Tether Liquidates Celsius

Although Tether did not mention the size of the loan, the USDT issuer said it was overcollateralised by more than 130%. The firm further disclosed that the liquidation was part of its agreement with Celsius and that the process was executed carefully to minimise its impact on the markets.

Tether also noted that it incurred no losses, and the excess collateral was returned to the lending company.

“This process was carried out in a way to minimise as much as possible any impact on the markets and in fact, once the loan was covered, Tether returned the remaining part to Celsius as per its agreement. Celsius position has been liquidated with no losses to Tether,” the stablecoin issuer said.

The news helps squash concerns about Tether being overly exposed to Celsius, which has been facing trouble since last month when it halted withdrawals due to liquidity issues that stemmed from extreme market conditions. The crypto lender has made several efforts to resolve its financial challenges, including laying off some employees and hiring restructuring lawyers.

Celsius Repays Over $270M to MakerDAO

Unlike other embattled crypto firms such as Three Arrows Capital and Voyager Digital, which have filed for bankruptcy, Celsius has managed to stay in business, repaying its debts to companies it owed. Aside from Tether, Celsius Network has cleared its loans with decentralised lending protocols, including MakerDAO, Aave, and Compound.

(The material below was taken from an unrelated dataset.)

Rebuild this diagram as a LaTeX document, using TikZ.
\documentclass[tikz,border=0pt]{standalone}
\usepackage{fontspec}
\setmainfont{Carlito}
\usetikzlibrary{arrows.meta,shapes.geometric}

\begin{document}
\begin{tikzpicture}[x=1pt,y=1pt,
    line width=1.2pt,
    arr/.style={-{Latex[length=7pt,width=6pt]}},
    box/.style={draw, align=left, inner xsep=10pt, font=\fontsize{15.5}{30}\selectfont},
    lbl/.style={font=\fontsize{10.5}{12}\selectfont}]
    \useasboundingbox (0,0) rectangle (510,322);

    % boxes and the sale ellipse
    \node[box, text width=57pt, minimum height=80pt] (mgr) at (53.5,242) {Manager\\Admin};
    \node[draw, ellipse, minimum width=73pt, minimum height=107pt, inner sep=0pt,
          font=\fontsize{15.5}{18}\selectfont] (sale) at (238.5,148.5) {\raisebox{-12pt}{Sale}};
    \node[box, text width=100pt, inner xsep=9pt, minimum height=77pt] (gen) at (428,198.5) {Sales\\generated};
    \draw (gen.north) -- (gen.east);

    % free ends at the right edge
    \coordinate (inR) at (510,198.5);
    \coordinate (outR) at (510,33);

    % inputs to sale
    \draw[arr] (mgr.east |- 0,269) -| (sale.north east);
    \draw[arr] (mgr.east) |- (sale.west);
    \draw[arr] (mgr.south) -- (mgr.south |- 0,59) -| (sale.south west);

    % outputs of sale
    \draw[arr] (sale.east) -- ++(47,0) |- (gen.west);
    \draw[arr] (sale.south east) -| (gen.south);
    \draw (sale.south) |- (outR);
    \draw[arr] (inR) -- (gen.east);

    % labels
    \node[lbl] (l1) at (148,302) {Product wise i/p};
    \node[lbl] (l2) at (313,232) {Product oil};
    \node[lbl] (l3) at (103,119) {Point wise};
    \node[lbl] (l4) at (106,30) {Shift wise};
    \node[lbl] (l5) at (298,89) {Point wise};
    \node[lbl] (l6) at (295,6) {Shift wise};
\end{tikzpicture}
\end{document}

Yesterday, Celsius repaid its entire Bitcoin loan, worth over $270 million, to MakerDAO. The repayment allows the beleaguered firm to reclaim $460 million worth of collateral from the Maker. The funds will help reduce Celsius’ liquidity constraints, and the firm is expected to resume customers’ withdrawals once it sells the assets.

Celsius Sued for Fraud

Meanwhile, as Celsius slowly resolves its financial challenges, the company has been sued by its former investment manager Jason Stone for allegedly operating a Ponzi scheme. The lawsuit claims Celsius failed to hedge against trading risks, which led to the suspension of withdrawal services.

The crypto lending company is yet to release an official statement regarding the lawsuit.